The study, by Brand Finance, follows the introduction of plain packaging for tobacco products with the ramifications for other sectors being analysed if similar rules came into play.

The alcohol, confectionary, savoury snacks and sugary drinks industries were looked at in particular, with PepsiCo being found to lose the most in absolute terms – with a potential loss of $62 billion across its portfolio.

The valuation consultancy said that, given the importance of brand in the soft drink industry, imposing plain packaging or further limitations on advertising would cause ‘severe damage’.

The firm also estimates that The Coca-Cola Company’s flagship brand, Coca-Cola, would stand to lose $43 billion – constituting the majority of the estimated $57 billion potential loss estimated for the company, with Pepsi representing a $23 billion stake of PepsiCo’s loss.

Alongside PepsiCo and The Coca-Cola Company, the report also looked at specific brands such as Diageo, Heineken, Mondelēz International, Nestlé, Pernod Ricard, and Treasury Wine Estates.

The authors estimate that the nine companies could lose a total of $267 billion in enterprise value, should marketing restrictions be implemented. On average, the report states that the firms in question could each lose nearly a quarter of their enterprise value and over 50% of brand contribution.

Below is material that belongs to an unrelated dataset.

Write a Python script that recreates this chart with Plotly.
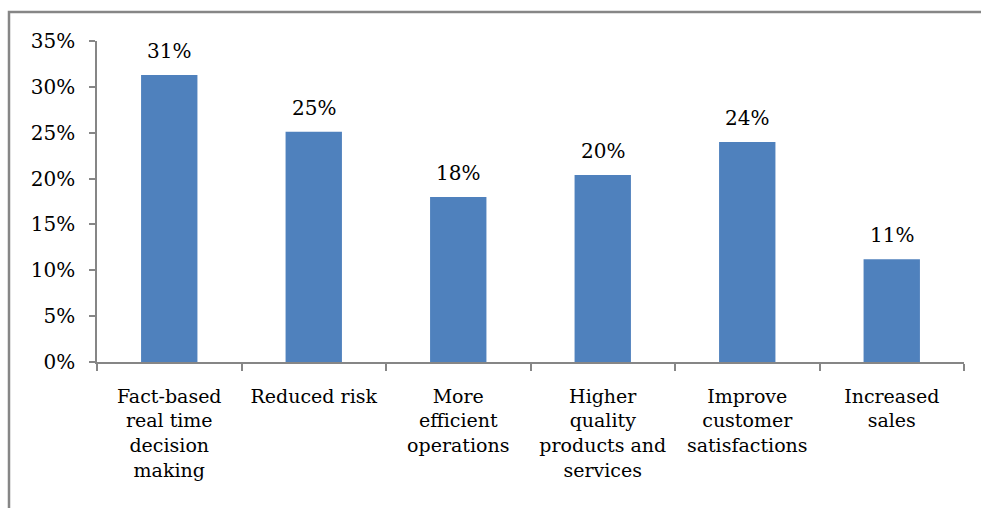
import plotly.graph_objects as go

categories = ["Fact-based<br>real time<br>decision<br>making", "Reduced risk",
              "More<br>efficient<br>operations", "Higher<br>quality<br>products and<br>services",
              "Improve<br>customer<br>satisfactions", "Increased<br>sales"]
values = [31.3, 25.1, 18.0, 20.4, 24.0, 11.2]
labels = ["31%", "25%", "18%", "20%", "24%", "11%"]
y_ticks = [0, 5, 10, 15, 20, 25, 30, 35]

FONT = "DejaVu Serif"
AX = "#868686"
FS = 19

fig = go.Figure(go.Bar(
    x=categories, y=values,
    marker=dict(color="#4F81BD", line=dict(width=0)),
    cliponaxis=False,
))

for c, v, t in zip(categories, values, labels):
    fig.add_annotation(x=c, y=v, text=t, showarrow=False, yanchor="bottom",
                       yshift=10, font=dict(family=FONT, size=FS + 1, color="black"))

fig.update_layout(
    width=981, height=508,
    margin=dict(l=97, r=17, t=41, b=146),
    paper_bgcolor="white", plot_bgcolor="white",
    bargap=0.61, showlegend=False,
    font=dict(family=FONT, size=FS, color="black"),
    xaxis=dict(showline=True, linecolor=AX, linewidth=1.5, ticks="outside",
               tickson="boundaries", ticklen=7, tickcolor=AX, tickwidth=1.5,
               showgrid=False, ticklabelstandoff=16, automargin=False, tickangle=0,
               tickfont=dict(family=FONT, size=FS, color="black")),
    yaxis=dict(range=[0, 35], tickvals=y_ticks, ticktext=[f"{v}%" for v in y_ticks],
               showline=True, linecolor=AX, linewidth=1.5, ticks="outside",
               ticklen=6, tickcolor=AX, tickwidth=1.5, showgrid=False, zeroline=False,
               ticklabelstandoff=10, automargin=False,
               tickfont=dict(family=FONT, size=FS + 1, color="black")),
    shapes=[dict(type="rect", xref="paper", yref="paper",
                 x0=-0.1015, x1=1.1, y0=-0.6, y1=1.0903,
                 line=dict(color=AX, width=2.5), layer="below")],
)

fig.write_html("out.html")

Looking beyond the firms analysed, and extrapolating the research to the industries globally, the report states that alcohol, confectionary, savoury snacks, and sugary drinks brands could lose $521 billion.

David Haigh, chairman and CEO of Brand Finance, commented, “Brands are integral to how the world operates. In times of crisis, brands – especially those most valuable and strongest in their categories and markets – become a safe haven for capital. Well-managed, innovative, and reputable brands are what the global economy turns to in the hour of need. Severe marketing restrictions are catastrophic, not only for brands, but for all stakeholders, from consumers and society, to investors and governments.”

The report added that marketers and consumers are way of over-regulation, as marketing restrictions – in particular plain packaging – can facilitate fraud and present a danger to consumers.

An accompanying survey to the research found that consumers (80-90% agreement across markets analysed) acknowledge the role that brands play in supporting legal sales channels, as well as helping to navigate between real and fake good. The authors explained that brand literacy helps explain why most accept that brands should be allowed to promote themselves responsibly.

Shiyan Jayaweera, head of marketing at Lion Brewery, commented, “Low-quality and illegal products are made up to look like a regulated beverage, which is confusing and endangers consumers. It is not easy to tell the difference between established brands and illicit products.”